Just a few days ago, our last baby made his way into Earth, alive. Today was the day we were expecting him, so I was prepared for a tender All Saints Day. I had planned for my first day away from work to be Halloween, a day to reflect on the losses that led us to this moment.
Instead, he safely arrived early Thursday morning. My heart could rest for a moment. Littlest love sleeping contently on my chest, secure in the promise that God listens.
My little love has created a mantra during the tenuous last months of this pregnancy.
"I was your first baby?" he starts.
"Yep, you were." I reply.
"And this baby is your last baby?"
"Yes, he is."
"And all your other babies died," he affirms quietly.
It's a solemn reminder of the souls we've lost in the last four years of our family's journey. My child is aware of and impacted by loss in a healthier way than I am, reciting and repeating an oral family history as a way to process the way our family is different from so many others we know. I'm grateful for the opportunity to watch him grow as a brother. I'm anxious, though, too.

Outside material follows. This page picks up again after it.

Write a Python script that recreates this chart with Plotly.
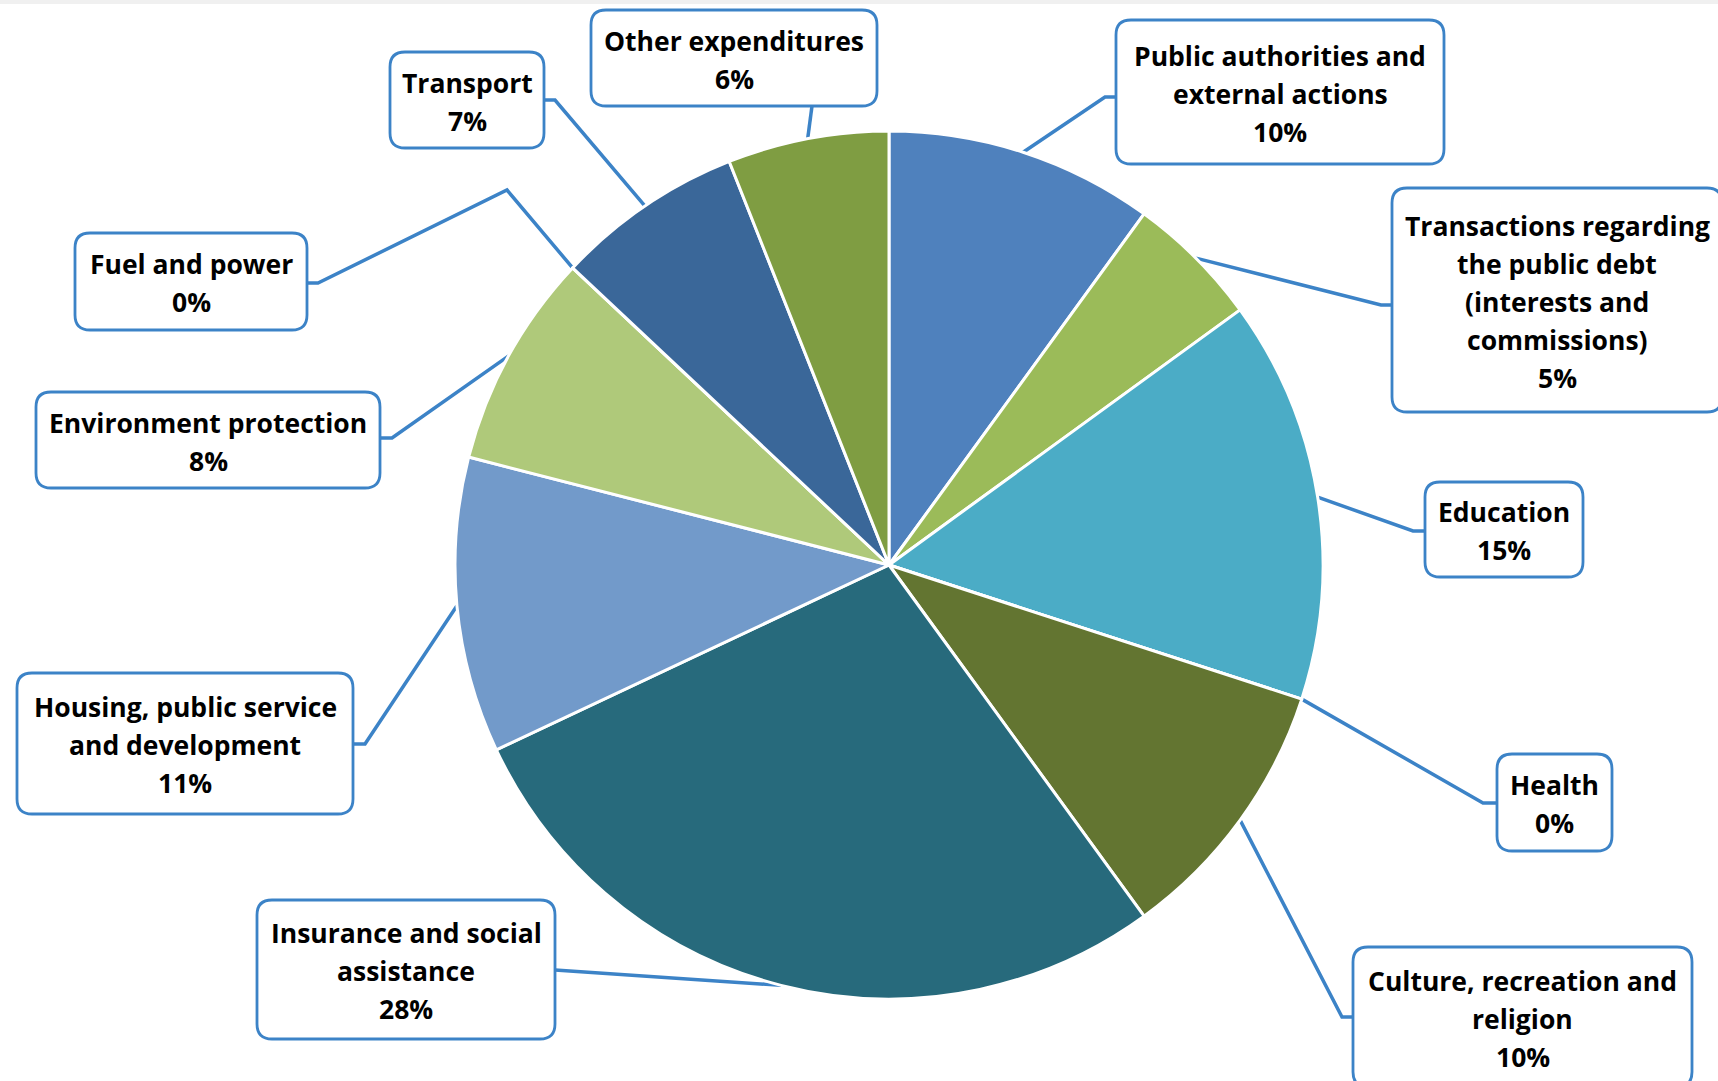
import math
import plotly.graph_objects as go

W, H = 1718, 1081

# ---- data -------------------------------------------------------------
categories = [
    "Public authorities and external actions",
    "Transactions regarding the public debt (interests and commissions)",
    "Education",
    "Health",
    "Culture, recreation and religion",
    "Insurance and social assistance",
    "Housing, public service and development",
    "Environment protection",
    "Fuel and power",
    "Transport",
    "Other expenditures",
]
# wrapped label text as shown in the callouts
label_lines = [
    ["Public authorities and", "external actions"],
    ["Transactions regarding", "the public debt", "(interests and", "commissions)"],
    ["Education"],
    ["Health"],
    ["Culture, recreation and", "religion"],
    ["Insurance and social", "assistance"],
    ["Housing, public service", "and development"],
    ["Environment protection"],
    ["Fuel and power"],
    ["Transport"],
    ["Other expenditures"],
]
shares = [10, 5, 15, 0, 10, 28, 11, 8, 0, 7, 6]

slice_colors = [
    "#4F81BD", "#9BBB59", "#4BACC6", "#2C4D75", "#637531", "#276A7C",
    "#729ACA", "#AFC97A", "#4F81BD", "#3A6799", "#7F9D42",
]

# ---- layout (pixel coordinates, y downwards) ------------------------------
CX, CY, R = 889, 565, 434
BLUE = "#3C83C7"
FONT = dict(family="Open Sans", size=26.5, color="#000000", weight="bold")
LINE_H = 38
TEXT_DY = 1.5

# callout boxes: (x0, y0, x1, y1), bend points, attach point on the box
callouts = [
    ((1116, 20, 1444, 164), [(1105, 97)], (1116, 97)),
    ((1392, 188, 1722, 412), [(1381, 305)], (1392, 305)),
    ((1425, 482, 1583, 577), [(1413, 531)], (1425, 531)),
    ((1497, 754, 1612, 851), [(1483, 803)], (1497, 803)),
    ((1353, 947, 1692, 1087), [(1342, 1017)], (1353, 1017)),
    ((257, 900, 555, 1039), [(563, 970)], (555, 970)),
    ((17, 673, 353, 814), [(365, 744)], (353, 744)),
    ((36, 392, 380, 488), [(392, 438)], (380, 438)),
    ((75, 233, 307, 330), [(507, 190), (318, 283)], (307, 283)),
    ((390, 52, 544, 148), [(555, 100)], (544, 100)),
    ((591, 10, 877, 106), [], (812, 106)),
]


def rounded_rect(x0, y0, x1, y1, r=15):
    return (
        f"M {x0 + r},{y0} L {x1 - r},{y0} Q {x1},{y0} {x1},{y0 + r} "
        f"L {x1},{y1 - r} Q {x1},{y1} {x1 - r},{y1} "
        f"L {x0 + r},{y1} Q {x0},{y1} {x0},{y1 - r} "
        f"L {x0},{y0 + r} Q {x0},{y0} {x0 + r},{y0} Z"
    )


fig = go.Figure()

# leader lines: from the slice's mid-angle on the rim to its callout box
total = sum(shares)
cum = 0.0
for i, v in enumerate(shares):
    frac = (cum + v / 2.0) / total
    cum += v
    ang = 2 * math.pi * frac
    sx = CX + R * math.sin(ang)
    sy = CY - R * math.cos(ang)
    box, bends, attach = callouts[i]
    pts = [(sx, sy)] + bends + [attach]
    fig.add_trace(go.Scatter(
        x=[p[0] for p in pts], y=[p[1] for p in pts],
        mode="lines", line=dict(color=BLUE, width=3.5),
        hoverinfo="skip", showlegend=False,
    ))

fig.add_trace(go.Pie(
    labels=categories, values=shares,
    sort=False, direction="clockwise", rotation=0,
    marker=dict(colors=slice_colors, line=dict(color="#FFFFFF", width=3)),
    textinfo="none", showlegend=False,
    domain=dict(x=[(CX - R) / W, (CX + R) / W], y=[1 - (CY + R) / H, 1 - (CY - R) / H]),
))

shapes = [dict(type="rect", xref="x", yref="y", x0=0, x1=W, y0=0, y1=4,
               fillcolor="#F0F0F0", line=dict(width=0), layer="below")]
annotations = []
for i, v in enumerate(shares):
    (x0, y0, x1, y1), _, _ = callouts[i]
    shapes.append(dict(type="path", xref="x", yref="y", path=rounded_rect(x0, y0, x1, y1),
                       fillcolor="#FFFFFF", line=dict(color=BLUE, width=2.8), layer="above"))
    lines = label_lines[i] + [f"{v}%"]
    xc = (x0 + x1) / 2
    yc = (y0 + y1) / 2 + TEXT_DY
    n = len(lines)
    for k, t in enumerate(lines):
        annotations.append(dict(
            x=xc, y=yc + (k - (n - 1) / 2) * LINE_H, xref="x", yref="y",
            text=t, showarrow=False, xanchor="center", yanchor="middle", font=FONT,
        ))

fig.update_layout(
    width=W, height=H,
    margin=dict(l=0, r=0, t=0, b=0),
    paper_bgcolor="#FFFFFF", plot_bgcolor="#FFFFFF",
    xaxis=dict(range=[0, W], visible=False, domain=[0, 1], fixedrange=True),
    yaxis=dict(range=[H, 0], visible=False, domain=[0, 1], fixedrange=True),
    shapes=shapes, annotations=annotations, showlegend=False,
)

fig.write_html("out.html")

Three years ago yesterday was the morning of my first abortion procedure. I required medical intervention when my body refused to let go of our sweet Whisper. I've done so much work this year to trust that God continues to have a plan through this persistent pain, even when thoughtless comments from families and strangers invalidate the grief of losing our middle five children. I was ready to dive into the maelstrom of these emotions today, with a scheduled C-section at the hospital named for the defender of virgins.
Instead, I woke my family up for an early trip to the local clinic to take our 5-day-old addition for bloodwork. I struggle to accept this littlest one is really OK, trying to extract the most time with him every day. Every grumpy face. Every squeak and squeal. Every snuggle or hour awake in the deep of the night, I ponder these moments inside my heart.
Two days of doctors visits, carrying a carseat through the lobby of a crowded medical center has taken my anxiety and turned it up again. I want to shelter and protect my child from the dangers of the world in ways that I could not protect my middle children inside me. Already this littlest one is a fighter like his brother. He is blissfully unaware of the struggles before him, though I'm sure big brother will continue to share the family history in ways they both can understand.
Healing from a major surgery brings additional triggers, as clot after clot reinforces the painful experience of grief. I cling to hope, not in my littlest one sleeping beside me, but in the very blood of the Eucharist. Struggling to feed my newborn each night, I find inspiration in the same Eucharist: allowing God to use my body to feed the body of my child; reflecting on my helplessness and need for the Body of Christ to create and continue my own very life.
So, this All Saints Day, I can weep and rejoice with the complexity of life in Christ. I can give these big feelings room to rest and develop, space to ferment and mature. I can hold my family with grace, but set firm boundaries in place.
Praise God who loves us. Praise God who listens. Help me remember those who love God well, following their examples of obedience and perseverance. Help me join in the fellowship of Christ's suffering, finding joy.